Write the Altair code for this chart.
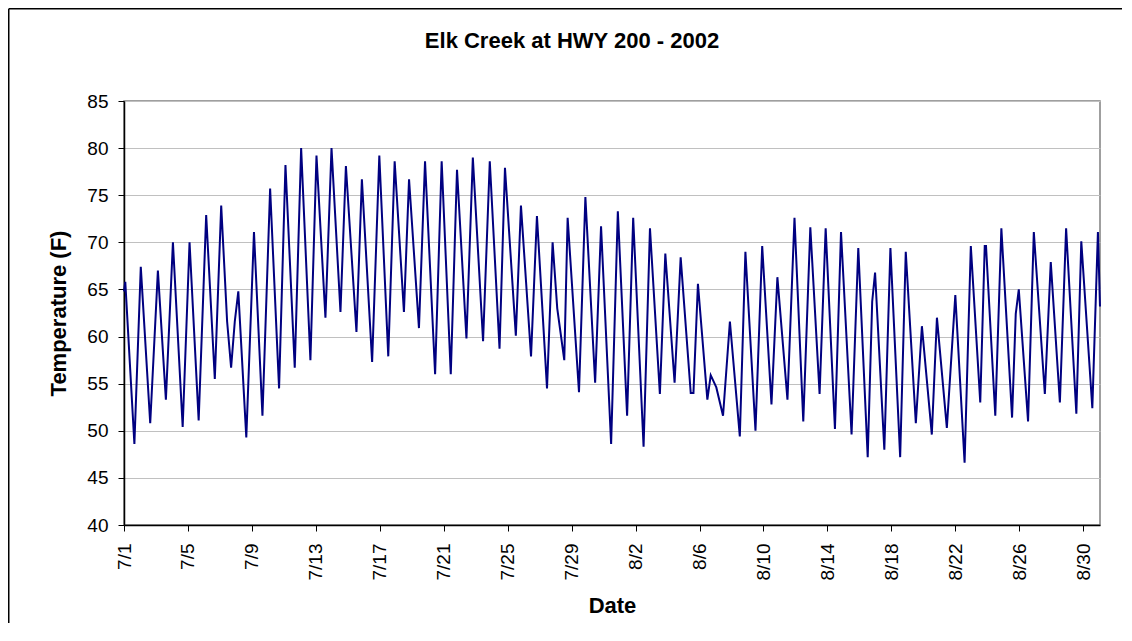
import json
import altair as alt
import pandas as pd

# ---- data (days since 7/1 00:00, temperature F) ----
days = [
    0.00, 0.08, 0.65, 1.05, 1.64, 2.12, 2.62, 3.06, 3.67, 4.10,
    4.67, 5.14, 5.68, 6.08, 6.45, 6.70, 6.93, 7.15, 7.65, 8.13,
    8.66, 9.14, 9.70, 10.10, 10.68, 11.08, 11.66, 12.04, 12.60, 12.98,
    13.54, 13.88, 14.54, 14.88, 15.52, 15.97, 16.53, 16.93, 17.51, 17.83,
    18.45, 18.83, 19.46, 19.87, 20.44, 20.83, 21.42, 21.82, 22.46, 22.88,
    23.49, 23.83, 24.51, 24.83, 25.46, 25.83, 26.46, 26.81, 27.10, 27.54,
    27.75, 28.46, 28.86, 29.47, 29.84, 30.47, 30.89, 31.47, 31.85, 32.50,
    32.90, 33.52, 33.86, 34.44, 34.82, 35.45, 35.62, 35.90, 36.49, 36.70,
    37.05, 37.47, 37.90, 38.52, 38.87, 39.50, 39.92, 40.50, 40.87, 41.50,
    41.94, 42.49, 42.93, 43.51, 43.89, 44.47, 44.85, 45.51, 45.93, 46.52,
    46.80, 46.98, 47.56, 47.94, 48.55, 48.90, 49.53, 49.91, 50.53, 50.85,
    51.47, 52.00, 52.58, 52.97, 53.56, 53.84, 53.92, 54.50, 54.88, 55.55,
    55.78, 55.97, 56.55, 56.91, 57.60, 57.97, 58.54, 58.93, 59.57, 59.88,
    60.57, 60.92, 61.05,
]
temps = [
    64.8, 65.8, 48.6, 67.4, 50.8, 67.0, 53.3, 70.0, 50.4, 70.0,
    51.1, 72.9, 55.5, 73.9, 61.6, 56.7, 61.6, 64.8, 49.3, 71.1,
    51.6, 75.7, 54.5, 78.2, 56.7, 80.0, 57.5, 79.2, 62.0, 80.0,
    62.6, 78.1, 60.5, 76.7, 57.3, 79.2, 57.9, 78.6, 62.6, 76.7,
    60.9, 78.6, 56.0, 78.6, 56.0, 77.7, 59.8, 79.0, 59.5, 78.6,
    58.7, 77.9, 60.1, 73.9, 57.9, 72.8, 54.5, 70.0, 63.0, 57.5,
    72.6, 54.1, 74.8, 55.1, 71.7, 48.6, 73.3, 51.6, 72.6, 48.3,
    71.5, 53.9, 68.8, 55.1, 68.4, 54.0, 54.0, 65.6, 53.3, 55.9,
    54.6, 51.6, 61.6, 49.4, 69.0, 50.0, 69.6, 52.8, 66.3, 53.3,
    72.6, 51.0, 71.6, 53.9, 71.5, 50.2, 71.1, 49.6, 69.4, 47.2,
    63.7, 66.8, 48.0, 69.4, 47.2, 69.0, 50.8, 61.1, 49.6, 62.0,
    50.3, 64.4, 46.6, 69.6, 53.0, 69.6, 69.6, 51.6, 71.5, 51.4,
    62.4, 65.0, 51.0, 71.1, 53.9, 67.9, 53.0, 71.5, 51.8, 70.1,
    52.4, 71.1, 63.2,
]
tick_days = [0, 4, 8, 12, 16, 20, 24, 28, 32, 36, 40, 44, 48, 52, 56, 60]
tick_labels = ["7/1", "7/5", "7/9", "7/13", "7/17", "7/21", "7/25", "7/29",
               "8/2", "8/6", "8/10", "8/14", "8/18", "8/22", "8/26", "8/30"]
y_ticks = [40, 45, 50, 55, 60, 65, 70, 75, 80, 85]
title_text = "Elk Creek at HWY 200 - 2002"
x_title = "Date"
y_title = "Temperature (F)"

df = pd.DataFrame({"day": days, "temp": temps})

FONT = "Liberation Sans"
W, H = 976, 424
PAD = {"left": 116, "top": 93, "right": 24, "bottom": 100}
label_expr = json.dumps(tick_labels) + "[indexof(" + json.dumps(tick_days) + ", datum.value)]"

line = alt.Chart(df).mark_line(color="#000080", strokeWidth=2).encode(
    x=alt.X(
        "day:Q",
        scale=alt.Scale(domain=[0, 61.05], nice=False, zero=False),
        axis=alt.Axis(
            values=tick_days, labelExpr=label_expr, labelAngle=270,
            labelAlign="right", labelBaseline="middle", labelFontSize=19,
            labelPadding=12, labelFlush=False, labelOverlap=False,
            tickSize=6, grid=False, title=x_title, titleFontSize=22,
            titleFontWeight="bold", titleX=488, titleY=87,
            titleBaseline="alphabetic", titleAlign="center",
            domainColor="black", tickColor="black", labelColor="black",
            titleColor="black", domainWidth=1.5,
        ),
    ),
    y=alt.Y(
        "temp:Q",
        scale=alt.Scale(domain=[40, 85], nice=False, zero=False),
        axis=alt.Axis(
            values=y_ticks, grid=True, gridColor="#c0c0c0", gridWidth=1,
            labelFontSize=19, labelPadding=10, labelFlush=False,
            labelOverlap=False, tickSize=6, title=y_title, titleFontSize=22,
            titleFontWeight="bold", titleAngle=270, titleX=-59, titleY=212,
            titleBaseline="alphabetic", titleAlign="center",
            domainColor="black", tickColor="black", labelColor="black",
            titleColor="black", domainWidth=1.5,
        ),
    ),
)

title = alt.Chart(pd.DataFrame({"t": [title_text]})).mark_text(
    font=FONT, fontSize=22, fontWeight="bold", align="center",
    baseline="alphabetic", color="black",
).encode(x=alt.value(448), y=alt.value(-53), text="t:N")

# chart-area frame: only its left and top edges fall inside the picture
frame_left = alt.Chart(pd.DataFrame({"b": [0]})).mark_rule(
    color="black", strokeWidth=1.5,
).encode(x=alt.value(-115.25), y=alt.value(-92.25), y2=alt.value(H + 98))
frame_top = alt.Chart(pd.DataFrame({"b": [0]})).mark_rule(
    color="black", strokeWidth=1.5,
).encode(y=alt.value(-92.25), x=alt.value(-115.25), x2=alt.value(W + 22))

chart = alt.layer(line, title, frame_left, frame_top).properties(
    width=W, height=H,
    autosize=alt.AutoSizeParams(type="none"),
    padding=PAD,
).configure_view(
    stroke="#808080", strokeWidth=1.5,
).configure_axis(
    labelFont=FONT, titleFont=FONT,
)

chart.save("out.html", embed_options={"renderer": "svg", "actions": False})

########################################

Emit the lines of the material exactly, from its first line to the line containing "import pandas as pd", inclusive; leave every picture out.

ANSWER TO THIS PROBLEM →
Write the Altair code for this chart.
import json
import altair as alt
import pandas as pd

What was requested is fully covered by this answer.